In 2022 she entered the rooster of the Greek senior team debuting at the World Cup in Athens, where the group won silver in the All-Around and with 3 ribbons and 2 balls as well as being 4th with 5 hoops. In April she competed at the World Cup in Sofia, getting another silver medal in the All-Around a gold with 3 ribbons and 2 balls. In early June she attended the Pesaro World Cup, finishing 10th in the All-Around. Two weeks later she competed in her first European Championships as a senior, taking 10th place in the team competition, 7th in the All-Around, 13th with 5 hoops and 7th with 3 ribbons and 2 balls.

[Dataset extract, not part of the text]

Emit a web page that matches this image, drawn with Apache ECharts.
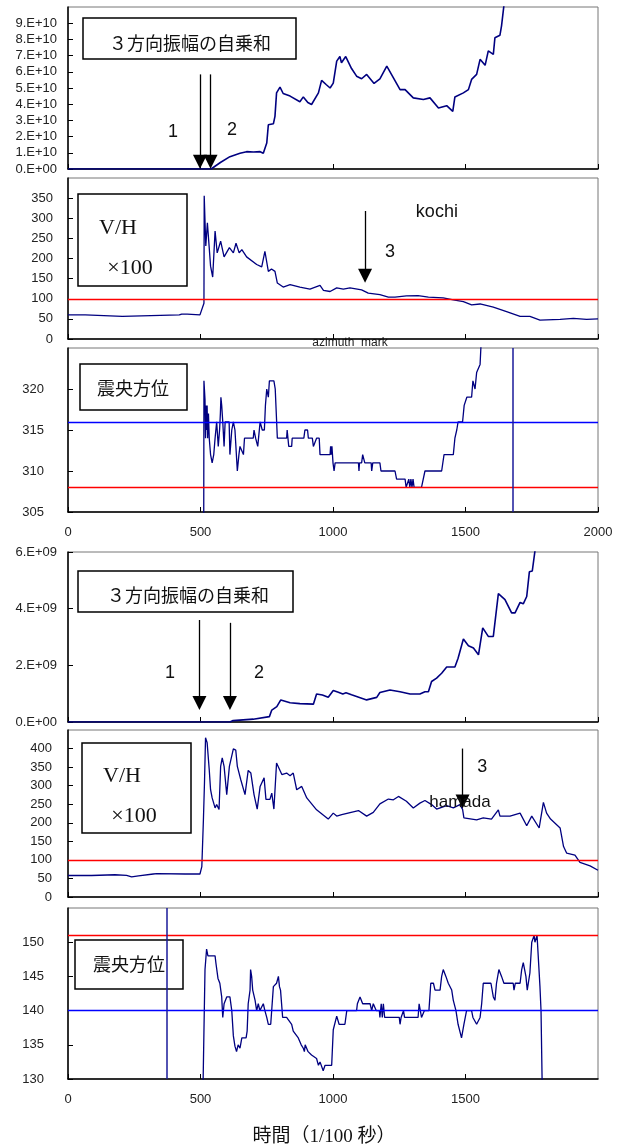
<!DOCTYPE html>
<html>
<head>
<meta charset="utf-8">
<script src="https://cdn.jsdelivr.net/npm/echarts@6/dist/echarts.min.js"></script>
<style>
  html, body { margin: 0; padding: 0; background: #fff; }
  #main { width: 623px; height: 1148px; }
</style>
</head>
<body>
<div id="main"></div>
<script>
// 3方向振幅の自乗和 (kochi) 単位 1e10
var energyKochi = [[0,0],[540,0],[547,0.05],[575,0.4],[611,0.76],[649,0.97],[674,1.07],[700,1.05],[725,1.07],[737,0.97],[750,1.6],[756,2.73],[775,2.79],[781,3.25],[787,4.7],[800,5.05],[812,4.66],[838,4.5],[875,4.15],[888,4.45],[905,4.1],[919,3.98],[945,4.7],[957,5.47],[975,5.2],[989,5.0],[1001,5.3],[1014,6.66],[1026,6.94],[1032,6.56],[1048,6.94],[1070,6.2],[1089,5.73],[1108,5.57],[1127,5.84],[1155,5.28],[1177,5.57],[1203,6.35],[1228,5.63],[1253,4.9],[1272,4.9],[1303,4.39],[1341,4.29],[1366,4.39],[1398,3.77],[1429,3.91],[1452,3.56],[1460,4.45],[1492,4.7],[1511,4.9],[1523,5.53],[1542,5.84],[1555,6.77],[1574,6.4],[1586,7.29],[1605,7.08],[1611,8.1],[1630,8.26],[1636,8.84],[1645,10.1],[1650,11]];

// V/H x100 (kochi)
var vhKochi = [[0,60],[65,60],[68,56],[205,56],[209,60],[420,60],[429,62],[450,62],[453,60],[498,60],[505,62],[513,89],[514,356],[520,231],[526,289],[532,235],[538,181],[546,154],[555,268],[563,214],[576,243],[589,204],[609,227],[624,214],[634,238],[646,214],[656,222],[674,204],[712,185],[731,179],[743,218],[756,168],[768,174],[781,168],[790,139],[812,129],[838,135],[875,129],[913,124],[951,133],[964,121],[989,118],[1014,127],[1039,124],[1064,127],[1108,122],[1133,114],[1177,110],[1209,104],[1234,104],[1277,107],[1321,108],[1360,104],[1416,102],[1454,97],[1492,93],[1523,85],[1555,87],[1605,79],[1655,68],[1706,56],[1743,56],[1781,47],[1857,49],[1907,51],[1957,49],[2000,50]];

// 震央方位 (kochi)
var azKochi = [[512,300],[513,321],[517,318.7],[519,314],[521,318],[523,315],[525,318],[527,314],[530,317],[533,314],[538,312],[544,311],[550,312],[555,314],[561,316],[567,313],[572,315],[575,317],[577,319],[580,318],[584,316],[589,313],[593,316],[608,316],[611,312],[615,312],[618,315],[624,316],[630,315],[639,310],[645,312],[649,313],[655,313],[662,312],[666,314],[699,314],[702,315],[706,315],[708,314],[712,314],[716,313],[722,313],[725,316],[728,316],[733,315],[741,315],[745,318],[750,320],[756,319],[760,321],[777,321],[782,320],[785,320],[790,314],[825,314],[827,315],[831,315],[833,313],[844,313],[846,314],[890,314],[894,315],[904,315],[907,314],[922,314],[926,313],[930,313],[938,314],[948,314],[951,312],[989,312],[991,313],[994,312],[996,313],[1000,311],[1004,310],[1008,311],[1096,311],[1098,310],[1100,311],[1108,311],[1112,312],[1114,312],[1120,311],[1144,311],[1146,310],[1150,311],[1177,311],[1181,310],[1234,310],[1240,309],[1272,309],[1276,308],[1282,308],[1286,309],[1290,308],[1294,309],[1298,308],[1302,309],[1306,308],[1334,308],[1347,310],[1410,310],[1419,312],[1454,312],[1460,314],[1467,315],[1472,316],[1489,316],[1495,318],[1505,319],[1523,319],[1528,321],[1532,321],[1536,320],[1540,320],[1542,322],[1548,322],[1555,323],[1561,327]];

// 3方向振幅の自乗和 (hamada) 単位 1e9
var energyHamada = [[0,0],[611,0],[623,0.05],[699,0.1],[760,0.19],[769,0.42],[788,0.54],[803,0.78],[838,0.68],[875,0.65],[926,0.63],[932,0.6],[938,0.99],[960,0.95],[982,0.87],[1001,1.11],[1020,1.05],[1037,0.99],[1049,1.03],[1070,0.96],[1089,0.9],[1127,0.78],[1165,0.87],[1177,1.04],[1215,1.13],[1253,1.07],[1291,0.99],[1328,0.99],[1347,1.07],[1360,1.07],[1372,1.43],[1391,1.55],[1410,1.72],[1429,1.94],[1460,1.94],[1472,2.25],[1492,2.93],[1511,2.69],[1530,2.61],[1549,2.37],[1565,3.32],[1586,3.02],[1605,3.02],[1624,4.53],[1649,4.32],[1674,3.85],[1687,3.85],[1706,4.22],[1718,4.17],[1731,4.43],[1741,5.3],[1752,5.33],[1762,6.03],[1770,6.6]];

// V/H x100 (hamada)
var vhHamada = [[0,58],[89,58],[96,61],[177,60],[221,58],[240,54],[266,57],[322,62],[335,63],[442,62],[498,62],[505,82],[511,208],[515,307],[519,429],[525,416],[533,343],[538,289],[544,267],[555,240],[561,249],[570,236],[576,352],[582,375],[589,352],[599,276],[609,352],[624,399],[633,396],[639,352],[652,316],[668,276],[680,341],[690,334],[702,276],[714,237],[725,298],[740,321],[747,263],[762,263],[769,280],[777,237],[787,361],[807,330],[825,334],[838,327],[850,334],[863,289],[882,298],[901,267],[938,235],[982,210],[1001,226],[1014,218],[1033,222],[1096,233],[1127,218],[1152,228],[1177,251],[1209,264],[1228,262],[1247,271],[1277,258],[1303,240],[1328,253],[1347,260],[1372,249],[1391,237],[1429,246],[1454,240],[1479,249],[1489,236],[1494,213],[1542,208],[1567,213],[1598,210],[1624,235],[1630,218],[1668,218],[1706,226],[1731,192],[1750,218],[1778,186],[1794,255],[1806,226],[1821,210],[1857,186],[1870,136],[1882,118],[1913,113],[1932,93],[1970,84],[2000,72]];

// 震央方位 (hamada)
var azHamada = [[505,120],[510,130],[513,137],[517,146],[523,149],[528,148],[555,148],[558,147],[566,144.7],[573,144],[580,142],[584,139],[589,141],[599,142],[611,142],[618,140],[624,136.3],[630,134.8],[636,134],[642,135],[649,134.5],[656,136],[672,136],[676,137],[680,141],[687,143],[689,146],[693,145],[697,143],[706,141.5],[712,140],[718,141],[724,140],[737,141],[743,140],[750,139],[756,138],[765,138],[775,143.5],[787,144],[794,145],[798,143.5],[802,143],[810,139],[825,139],[844,138],[850,137],[857,137],[869,136],[880,135],[888,134.5],[892,134],[895,135],[901,135],[906,134],[913,134],[919,133.5],[938,133],[945,132],[951,132.5],[963,131.2],[970,132],[995,132],[1001,137.2],[1014,139.2],[1023,138],[1045,138],[1052,140],[1089,140],[1092,141],[1099,141],[1102,142],[1108,142],[1112,141],[1140,141],[1146,140],[1152,141],[1158,141],[1163,140],[1175,140],[1177,139],[1182,141],[1186,139],[1190,141],[1195,139],[1250,139],[1253,138],[1257,139],[1266,140],[1270,139],[1321,139],[1325,141],[1330,141],[1334,139],[1341,139],[1345,140],[1362,140],[1369,144],[1379,144],[1385,143],[1404,143],[1410,145],[1416,146],[1422,146],[1426,145],[1435,144],[1448,143],[1454,141.5],[1464,140],[1472,138],[1485,136],[1494,138],[1504,140],[1523,140],[1528,139],[1542,138],[1555,139],[1561,141],[1567,144],[1596,144],[1605,142],[1611,141.5],[1617,144],[1626,146],[1636,145],[1645,144],[1680,144],[1683,143],[1688,144],[1706,144],[1712,146],[1718,147],[1728,145],[1733,143],[1737,143],[1743,145.5],[1750,150],[1759,151],[1762,150],[1766,150],[1770,151],[1775,151],[1781,143.5],[1785,140],[1791,125]];

var xTicks = [0, 500, 1000, 1500, 2000];

function scale(arr, k) {
  return arr.map(function (p) { return [p[0], p[1] * k]; });
}

var NAVY = '#000080';
var labelFont = 'Liberation Sans';

var grids = [
  {left: 68, top: 7,   width: 530, height: 162},
  {left: 68, top: 178, width: 530, height: 161},
  {left: 68, top: 348, width: 530, height: 164},
  {left: 68, top: 552, width: 530, height: 170},
  {left: 68, top: 730, width: 530, height: 167},
  {left: 68, top: 908, width: 530, height: 171}
].map(function (g) {
  g.show = true; g.borderColor = '#777'; g.borderWidth = 1;
  return g;
});

function xAx(i, showLabel, showMax) {
  return {
    type: 'value', gridIndex: i, min: xTicks[0], max: xTicks[xTicks.length - 1], interval: 500,
    axisLine: {show: true, onZero: false, lineStyle: {color: '#000', width: 1.5}},
    axisTick: {show: true, inside: true, length: 5, lineStyle: {color: '#000'}},
    axisLabel: {show: showLabel, color: '#222', fontSize: 13, fontFamily: labelFont, margin: 14,
                showMaxLabel: showMax, showMinLabel: true, formatter: function (v) { return String(v); }},
    splitLine: {show: false}
  };
}

function yAx(i, min, max, interval, fmt, margin, showMax) {
  return {
    type: 'value', gridIndex: i, min: min, max: max, interval: interval,
    axisLine: {show: true, onZero: false, lineStyle: {color: '#000', width: 1.5}},
    axisTick: {show: true, inside: true, length: 5, lineStyle: {color: '#000'}},
    axisLabel: {color: '#222', fontSize: 13, fontFamily: labelFont, margin: margin, showMaxLabel: showMax, showMinLabel: true,
                formatter: fmt || function (v) { return String(v); }},
    splitLine: {show: false}
  };
}

function sciFmt(exp) {
  return function (v) {
    if (v === 0) return '0.E+00';
    return Math.round(v / Math.pow(10, exp)) + '.E+' + (exp < 10 ? '0' + exp : exp);
  };
}

function refLines(items) {
  return {
    silent: true, symbol: 'none', animation: false,
    label: {show: false},
    data: items.map(function (it) {
      var d = {lineStyle: {color: it.color, width: it.width || 1.3, type: 'solid'}};
      if (it.y !== undefined) d.yAxis = it.y; else d.xAxis = it.x;
      return d;
    })
  };
}

function arrows(list) {
  return {
    silent: true, symbol: ['none', 'triangle'], symbolSize: 14, animation: false,
    label: {show: false},
    lineStyle: {color: '#000', width: 1.3, type: 'solid'},
    data: list.map(function (a) {
      return [{coord: [a[0], a[1]]}, {coord: [a[0], a[2]]}];
    })
  };
}

function notes(list, size) {
  return {
    silent: true, symbol: 'circle', symbolSize: 1, animation: false,
    itemStyle: {color: 'rgba(0,0,0,0)'},
    label: {show: true, position: 'inside', formatter: '{b}', color: '#111', fontSize: size || 18, fontFamily: labelFont},
    data: list.map(function (n) { return {name: n[0], coord: [n[1], n[2]]}; })
  };
}

function lineSeries(i, data, width, extra) {
  var s = {
    type: 'line', xAxisIndex: i, yAxisIndex: i, data: data,
    showSymbol: false, symbol: 'none', animation: false, clip: true,
    lineStyle: {color: NAVY, width: width}
  };
  for (var k in extra) s[k] = extra[k];
  return s;
}

function helper(i, extra) {
  var s = {type: 'line', xAxisIndex: i, yAxisIndex: i, data: [], animation: false, symbol: 'none'};
  for (var k in extra) s[k] = extra[k];
  return s;
}

function box(x, y, w, h, lines) {
  var children = [{
    type: 'rect', shape: {x: x, y: y, width: w, height: h},
    style: {fill: '#fff', stroke: '#000', lineWidth: 1.5}
  }];
  lines.forEach(function (t) {
    children.push({
      type: 'text', x: t.x, y: t.y,
      style: {text: t.text, fontSize: t.size, fontFamily: t.font, fill: '#111', align: 'center', verticalAlign: 'middle'}
    });
  });
  return {type: 'group', children: children};
}

var jpFont = '"Noto Sans CJK JP", sans-serif';
var serif = '"Liberation Serif", "Noto Sans CJK JP", serif';

var option = {
  backgroundColor: '#fff',
  animation: false,
  grid: grids,
  xAxis: [xAx(0, false, false), xAx(1, false, false), xAx(2, true, true), xAx(3, false, false), xAx(4, false, false), xAx(5, true, false)],
  yAxis: [
    yAx(0, 0, 1e11, 1e10, sciFmt(10), 11, false),
    yAx(1, 0, 400, 50, null, 15, false),
    yAx(2, 305, 325, 5, null, 24, false),
    yAx(3, 0, 6e9, 2e9, sciFmt(9), 11, true),
    yAx(4, 0, 450, 50, null, 16, false),
    yAx(5, 130, 155, 5, null, 24, false)
  ],
  series: [
    lineSeries(0, scale(energyKochi, 1e10), 1.6, {}),
    helper(0, {markLine: arrows([[498, 5.84e10, 0.45e10], [538, 5.84e10, 0.45e10]]),
               markPoint: notes([['1', 396, 2.3e10], ['2', 619, 2.42e10]])}),

    lineSeries(1, vhKochi, 1.3, {markLine: refLines([{y: 100, color: '#ff0000'}])}),
    helper(1, {markLine: arrows([[1121, 318, 157]]),
               markPoint: notes([['3', 1215, 217], ['kochi', 1392, 315]])}),

    lineSeries(2, azKochi, 1.3, {markLine: refLines([
      {y: 316, color: '#0000ff'}, {y: 308, color: '#ff0000'}, {x: 1680, color: '#1a1a9a', width: 1.5}])}),

    lineSeries(3, scale(energyHamada, 1e9), 1.6, {}),
    helper(3, {markLine: arrows([[496, 3.6e9, 0.67e9], [611, 3.5e9, 0.67e9]]),
               markPoint: notes([['1', 385, 1.73e9], ['2', 721, 1.73e9]])}),

    lineSeries(4, vhHamada, 1.3, {markLine: refLines([{y: 100, color: '#ff0000'}])}),
    helper(4, {markPoint: notes([['hamada', 1479, 254]], 17)}),
    helper(4, {markLine: arrows([[1489, 400, 257]]),
               markPoint: notes([['3', 1563, 349]])}),

    lineSeries(5, azHamada, 1.3, {markLine: refLines([
      {y: 151, color: '#ff0000'}, {y: 140, color: '#0000ff'}, {x: 372, color: '#1a1a9a', width: 1.5}])})
  ],
  graphic: [
    box(83, 18, 213, 41, [{text: '３方向振幅の自乗和', x: 190, y: 43, size: 18, font: jpFont}]),
    box(78, 194, 109, 92, [{text: 'V/H', x: 118, y: 228, size: 22, font: serif}, {text: '×100', x: 130, y: 268, size: 22, font: serif}]),
    box(80, 364, 107, 46, [{text: '震央方位', x: 133, y: 388, size: 18, font: jpFont}]),
    box(78, 571, 215, 41, [{text: '３方向振幅の自乗和', x: 188, y: 595, size: 18, font: jpFont}]),
    box(82, 743, 109, 90, [{text: 'V/H', x: 122, y: 776, size: 22, font: serif}, {text: '×100', x: 134, y: 816, size: 22, font: serif}]),
    box(75, 940, 108, 49, [{text: '震央方位', x: 129, y: 964, size: 18, font: jpFont}]),
    {type: 'text', x: 350, y: 343, style: {text: 'azimuth  mark', fontSize: 12, fontFamily: labelFont, fill: '#222', align: 'center', verticalAlign: 'middle'}},
    {type: 'text', x: 324, y: 1137, style: {text: '時間（1/100 秒）', fontSize: 19, fontFamily: serif, fill: '#111', align: 'center', verticalAlign: 'middle'}}
  ]
};

var chart = echarts.init(document.getElementById('main'));
chart.setOption(option);
</script>
</body>
</html>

In September she represented Greece at the World Championships in Sofia along Kalomoira Karoki, Aikaterini Pagoulatou, Christina Ourania Riga, Marieta Topollai and the two individuals Panagiota Lytra and Maria Dervisi, ending 10th in the All-Around, 11th with 5 hoops and 9th with 3 ribbons and 2 balls.

In 2023 at the first World Cup of the season in Athens the group was 7th in the All-Around, 4th with 5 hoops and won bronze with 3 ribbons + 2 balls. In Sofia the group won bronze with 5 hoops and silver with 3 ribbons + 2 balls.